__What you will do__
Give back only the lines from the one that contains "What matplotlib code" through the one that contains "INF = np.inf", word for word and without images.

__Input__
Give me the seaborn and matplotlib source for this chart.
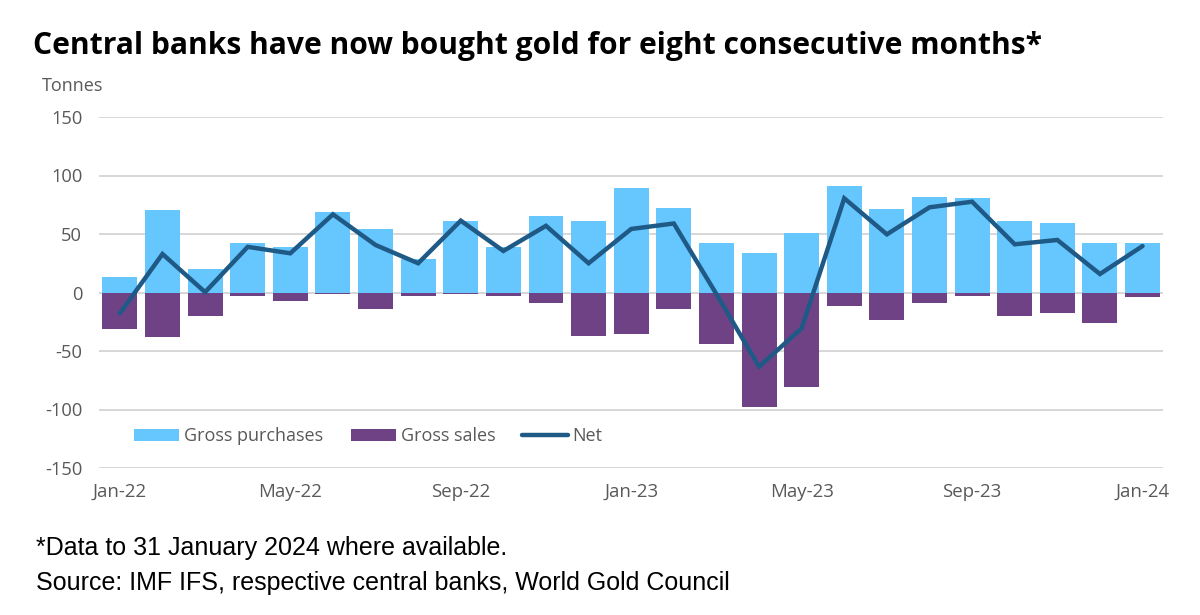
import numpy as np
import pandas as pd
import matplotlib
matplotlib.use("Agg")
import matplotlib.pyplot as plt
import seaborn as sns
from matplotlib.patches import Patch
from matplotlib.lines import Line2D

months = ["Jan-22", "Feb-22", "Mar-22", "Apr-22", "May-22", "Jun-22", "Jul-22", "Aug-22",
          "Sep-22", "Oct-22", "Nov-22", "Dec-22", "Jan-23", "Feb-23", "Mar-23", "Apr-23",
          "May-23", "Jun-23", "Jul-23", "Aug-23", "Sep-23", "Oct-23", "Nov-23", "Dec-23", "Jan-24"]
gross_purchases = [13.5, 70.5, 20.3, 42.3, 39.0, 68.8, 54.0, 28.4, 60.8, 38.5, 65.7, 61.0, 89.0,
                   72.5, 42.3, 33.8, 51.1, 91.0, 71.0, 81.4, 80.5, 61.0, 59.7, 42.6, 42.6]
gross_sales = [-30.8, -38.0, -20.0, -3.0, -7.0, -1.5, -14.0, -3.0, -1.5, -3.0, -8.7, -37.2, -35.2,
               -14.0, -43.7, -97.6, -81.0, -11.8, -23.5, -8.7, -3.0, -20.0, -17.2, -25.8, -4.1]
net = [-17.8, 32.9, 0.3, 39.0, 33.5, 66.8, 40.6, 25.0, 61.4, 35.5, 57.0, 25.0, 54.3,
       59.0, -1.4, -63.4, -30.6, 80.5, 49.7, 72.8, 77.6, 41.2, 44.9, 15.8, 39.7]
tick_labels = ["Jan-22", "May-22", "Sep-22", "Jan-23", "May-23", "Sep-23", "Jan-24"]
y_ticks = [-150, -100, -50, 0, 50, 100, 150]

c_buy = "#66c6fe"
c_sell = "#6f4286"
c_net = "#1f5a87"
grey = "#595959"

sns.set_theme(style="white")
plt.rcParams["font.family"] = ["Open Sans", "DejaVu Sans"]

df = pd.DataFrame({"month": months, "buy": gross_purchases, "sell": gross_sales, "net": net})

fig = plt.figure(figsize=(12, 6.15), dpi=100)
ax = fig.add_axes([99 / 1200, 1 - 468 / 615, 1064 / 1200, 351 / 615])

sns.barplot(data=df, x="month", y="buy", order=months, color=c_buy, width=0.82,
            saturation=1, ax=ax, zorder=2, edgecolor="none")
sns.barplot(data=df, x="month", y="sell", order=months, color=c_sell, width=0.82,
            saturation=1, ax=ax, zorder=2, edgecolor="none")
sns.lineplot(x=np.arange(len(months)), y=df["net"].values, color=c_net, linewidth=3.2,
             ax=ax, zorder=3, solid_joinstyle="miter")

ax.set_ylim(-150, 150)
ax.set_xlim(-0.49, len(months) - 1 + 0.48)
ax.set_yticks(y_ticks)
ax.set_yticklabels([str(v) for v in y_ticks])
ax.set_xticks([months.index(m) for m in tick_labels])
ax.set_xticklabels(tick_labels)
ax.set_xlabel("")
ax.set_ylabel("")
ax.grid(axis="y", color="#d4d4d4", linewidth=1.3, zorder=0)
ax.grid(axis="x", visible=False)
ax.set_axisbelow(True)
for s in ax.spines.values():
    s.set_visible(False)
ax.tick_params(axis="y", length=0, pad=12, labelsize=13.2, labelcolor=grey)
ax.tick_params(axis="x", length=0, pad=11, labelsize=13.4, labelcolor=grey)

handles = [Patch(facecolor=c_buy, edgecolor="none"),
           Patch(facecolor=c_sell, edgecolor="none"),
           Line2D([0], [0], color=c_net, linewidth=3.2)]
leg = ax.legend(handles, ["Gross purchases", "Gross sales", "Net"], ncol=3, frameon=False,
                loc="center left", bbox_to_anchor=(0.033, 0.09), fontsize=13,
                borderaxespad=0, borderpad=0,
                handlelength=2.5, handleheight=0.7, handletextpad=0.28, columnspacing=1.5,
                labelcolor=grey)

fig.text(33 / 1200, 1 - 46 / 615, "Central banks have now bought gold for eight consecutive months*",
         fontsize=21.6, fontweight="bold", color="black", va="center", ha="left")
fig.text(42 / 1200, 1 - 86 / 615, "Tonnes", fontsize=13, color=grey, va="center", ha="left")
fig.text(36 / 1200, 1 - 548 / 615, "*Data to 31 January 2024 where available.",
         fontsize=18, color="black", va="center", ha="left", family=["Liberation Sans", "DejaVu Sans"])
fig.text(36 / 1200, 1 - 583 / 615, "Source: IMF IFS, respective central banks, World Gold Council",
         fontsize=18, color="black", va="center", ha="left", family=["Liberation Sans", "DejaVu Sans"])

fig.savefig("out.png", dpi=100)
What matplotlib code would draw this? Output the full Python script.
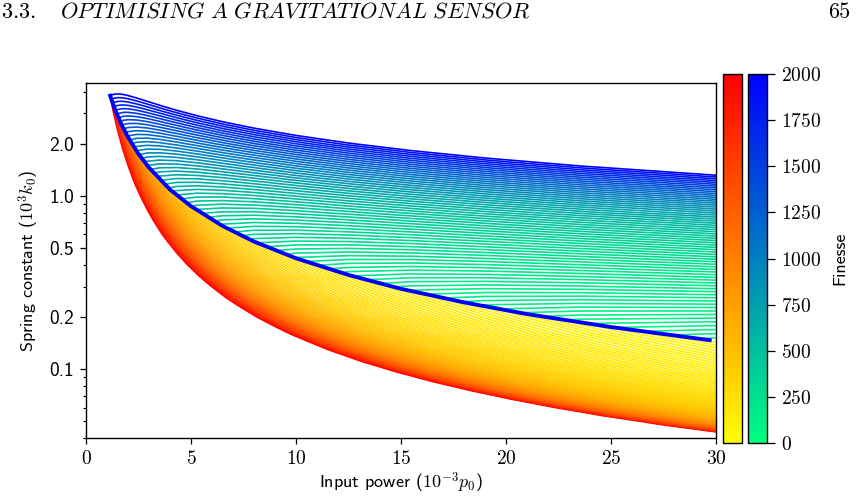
import numpy as np
import matplotlib
matplotlib.use("Agg")
import matplotlib.pyplot as plt
from matplotlib.ticker import FixedLocator, FormatStrFormatter, LogLocator, NullFormatter
from matplotlib.patches import Polygon
from matplotlib.colors import Normalize
from matplotlib.cm import ScalarMappable

plt.rcParams["mathtext.fontset"] = "cm"
plt.rcParams["axes.formatter.use_mathtext"] = True

INF = np.inf  # lower branch has no solution there

# grid: input power (1e-3 p0) x spring constant (1e3 k0)
power_upper_nodes = [1.0, 1.15, 1.3, 1.5, 1.75, 2.0, 2.4, 2.9, 3.5, 4.3, 5.3, 6.5, 8.0,
                     10.0, 12.5, 15.5, 19.0, 23.5, 30.0]
k_upper_nodes = [0.12, 0.3, 0.8, 2.0, 4.6]
power_lower_nodes = [1.0, 1.15, 1.3, 1.5, 1.75, 2.0, 2.4, 2.6, 2.9, 3.2, 3.5, 3.9, 4.3,
                     4.8, 5.3, 5.9, 6.5, 7.2, 8.0, 9.0, 10.0, 11.2, 12.5, 14.0, 15.5,
                     17.2, 19.0, 21.0, 23.5, 26.5, 30.0]
k_lower_nodes = [0.035, 0.039, 0.043, 0.048, 0.054, 0.06, 0.067, 0.075, 0.085, 0.097,
                 0.11, 0.13, 0.16, 0.2, 0.26, 0.35, 0.6, 1.2, 4.0]

# finesse on the upper branch (rows = k_upper_nodes, cols = power_upper_nodes)
finesse_upper = [
    [864, 755, 671, 586, 506, 447, 377, 317, 268, 224, 188, 159, 135, 115, 99, 87, 78, 71, 66],
    [908, 800, 716, 631, 552, 493, 424, 365, 317, 274, 239, 212, 191, 175, 163, 156, 154, 156, 163],
    [1039, 932, 850, 768, 691, 635, 571, 518, 478, 445, 423, 413, 412, 424, 450, 490, 545, 626, 756],
    [1397, 1302, 1231, 1164, 1107, 1071, 1039, 1027, 1038, 1076, 1147, 1253, 1406, 1637, 1955, 2374, 2905, 3648, 4826],
    [2402, 2370, 2363, 2384, 2440, 2519, 2680, 2920, 3247, 3734, 4402, 5277, 6466, 8194, 10559, 13666, 17629, 23208, 32134],
]

# finesse on the lower branch (rows = k_lower_nodes, cols = power_lower_nodes)
finesse_lower = [
    [INF] * 31,
    [INF] * 31,
    [INF] * 30 + [2221],
    [INF] * 29 + [3006, 940],
    [INF] * 28 + [3504, 1103, 556],
    [INF] * 27 + [4362, 1357, 675, 394],
    [INF] * 26 + [4148, 1538, 791, 465, 295],
    [INF] * 25 + [3875, 1576, 884, 536, 343, 229],
    [INF] * 23 + [51916, 3440, 1512, 888, 577, 382, 258, 179],
    [INF] * 22 + [18005, 2942, 1463, 873, 582, 408, 284, 199, 141],
    [INF] * 21 + [12577, 3009, 1455, 901, 599, 424, 309, 222, 160, 115],
    [INF] * 20 + [6109, 2373, 1319, 819, 567, 404, 299, 225, 167, 122, 90],
    [INF] * 18 + [9162, 3134, 1747, 1070, 716, 494, 364, 271, 208, 160, 121, 90, 68],
    [INF] * 16 + [9399, 3918, 2183, 1315, 895, 618, 445, 323, 247, 189, 147, 116, 89, 67, 51],
    [INF] * 13 + [22451, 6988, 3512, 2213, 1472, 1019, 703, 517, 378, 284, 213, 166, 130, 103,
                  82, 63, 48, 37],
    [INF] * 10 + [46482, 10163, 5249, 3057, 2051, 1405, 1031, 760, 566, 414, 316, 239, 184,
                  141, 112, 88, 71, 57, 44, 34, 26],
    [INF] * 6 + [11754, 7424, 4517, 3098, 2278, 1622, 1219, 899, 692, 527, 415, 325, 253, 193,
                 152, 118, 93, 73, 58, 47, 38, 31, 24, 19, 15],
    [INF, 31885, 14849, 7888, 4557, 3007, 1798, 1455, 1100, 862, 694, 538, 429, 334, 267, 211,
     171, 137, 109, 85, 68, 53, 42, 34, 27, 22, 18, 15, 12, 9, 7],
    [2602, 1866, 1404, 1015, 720, 538, 363, 306, 243, 197, 164, 130, 107, 85, 69, 55, 45, 37,
     30, 23, 19, 15, 12, 10, 8, 6, 5, 4, 3, 3, 2],
]

# thick line where the two branches meet
thick_power = [1.15, 1.4, 1.7, 2.0, 2.5, 3.0, 4.0, 5.0, 6.5, 8.0, 10.0, 12.5, 15.0,
               18.0, 21.0, 25.0, 29.7]
thick_k = [3.80, 3.12, 2.57, 2.19, 1.75, 1.46, 1.09, 0.874, 0.672, 0.546, 0.437,
           0.350, 0.291, 0.243, 0.208, 0.175, 0.147]

finesse_levels = np.geomspace(40, 2000, 81)
cbar_ticks = [0, 250, 500, 750, 1000, 1250, 1500, 1750, 2000]

W, H = 867, 498
fig = plt.figure(figsize=(W / 100, H / 100), dpi=100)
ax = fig.add_axes([86 / W, 1 - 438 / H, 630 / W, 355 / H])

norm = Normalize(0, 2000)

# clip each branch to its side of the thick line
tp = np.array(thick_power)
tk = np.array(thick_k)
edge = np.column_stack([tp, tk])
up_clip = Polygon(np.vstack([edge, [[40, tk[-1]], [40, 100], [0, 100], [0, tk[0]]]]),
                  closed=True, transform=ax.transData)
lo_clip = Polygon(np.vstack([edge, [[40, tk[-1]], [40, 1e-4], [0, 1e-4], [0, tk[0]]]]),
                  closed=True, transform=ax.transData)

# contour in transformed finesse so the linear interpolation follows the curves
up_field = np.array(finesse_upper, float) ** 0.4
cs_up = ax.contour(power_upper_nodes, k_upper_nodes, up_field, levels=finesse_levels ** 0.4,
                   colors=plt.get_cmap("winter_r")(norm(finesse_levels)), linewidths=1.2)
cs_up.set_clip_path(up_clip)

lo_field = 1.0 / np.array(finesse_lower, float)
lo_levels = finesse_levels[::-1]
cs_lo = ax.contour(power_lower_nodes, k_lower_nodes, lo_field, levels=1.0 / lo_levels,
                   colors=plt.get_cmap("autumn_r")(norm(lo_levels)), linewidths=1.2)
cs_lo.set_clip_path(lo_clip)

ax.plot(thick_power, thick_k, color="#0000ff", lw=2.8, zorder=5)

ax.set_yscale("log")
ax.set_xlim(0, 30)
ax.set_ylim(0.040, 4.50)
ax.yaxis.set_major_locator(FixedLocator([0.1, 0.2, 0.5, 1.0, 2.0]))
ax.yaxis.set_major_formatter(FormatStrFormatter("%.1f"))
ax.yaxis.set_minor_locator(LogLocator(subs=range(2, 10)))
ax.yaxis.set_minor_formatter(NullFormatter())
ax.set_xticks([0, 5, 10, 15, 20, 25, 30])
ax.tick_params(which="major", length=4.5, width=0.9, pad=4)
ax.tick_params(which="minor", length=2.3, width=0.8)
for lab in ax.get_xticklabels():
    lab.set_fontfamily("cmr10")
    lab.set_fontsize(14)
for lab in ax.get_yticklabels():
    lab.set_fontfamily("cmss10")
    lab.set_fontsize(14)
for s in ax.spines.values():
    s.set_linewidth(1.0)

ax.set_xlabel("Input power ($10^{-3}p_0$)", fontfamily="cmss10", fontsize=13, labelpad=2)
ax.set_ylabel("Spring constant ($10^3k_0$)", fontfamily="cmss10", fontsize=13, labelpad=6)

cax1 = fig.add_axes([723 / W, 1 - 443 / H, 19 / W, 369 / H])
cax2 = fig.add_axes([748 / W, 1 - 443 / H, 19 / W, 369 / H])
cb1 = fig.colorbar(ScalarMappable(norm, "autumn_r"), cax=cax1, ticks=[])
cb2 = fig.colorbar(ScalarMappable(norm, "winter_r"), cax=cax2, ticks=cbar_ticks)
cb2.ax.tick_params(length=6, width=0.9, pad=4)
for lab in cb2.ax.get_yticklabels():
    lab.set_fontfamily("cmr10")
    lab.set_fontsize(14)
cb2.set_label("Finesse", fontfamily="cmss10", fontsize=13, labelpad=8)
for cb in (cb1, cb2):
    cb.outline.set_linewidth(1.0)

fig.text(1 / W, 1 - 18 / H, r"$\mathit{3.3.}$", fontsize=16)
fig.text(60 / W, 1 - 18 / H, r"$\mathit{OPTIMISING\ A\ GRAVITATIONAL\ SENSOR}$", fontsize=16)
fig.text(850 / W, 1 - 18 / H, "65", fontsize=16, fontfamily="cmr10", ha="right")

fig.savefig("out.png", dpi=100)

__Result of this task__
What matplotlib code would draw this? Output the full Python script.
import numpy as np
import matplotlib
matplotlib.use("Agg")
import matplotlib.pyplot as plt
from matplotlib.ticker import FixedLocator, FormatStrFormatter, LogLocator, NullFormatter
from matplotlib.patches import Polygon
from matplotlib.colors import Normalize
from matplotlib.cm import ScalarMappable

plt.rcParams["mathtext.fontset"] = "cm"
plt.rcParams["axes.formatter.use_mathtext"] = True

INF = np.inf  # lower branch has no solution there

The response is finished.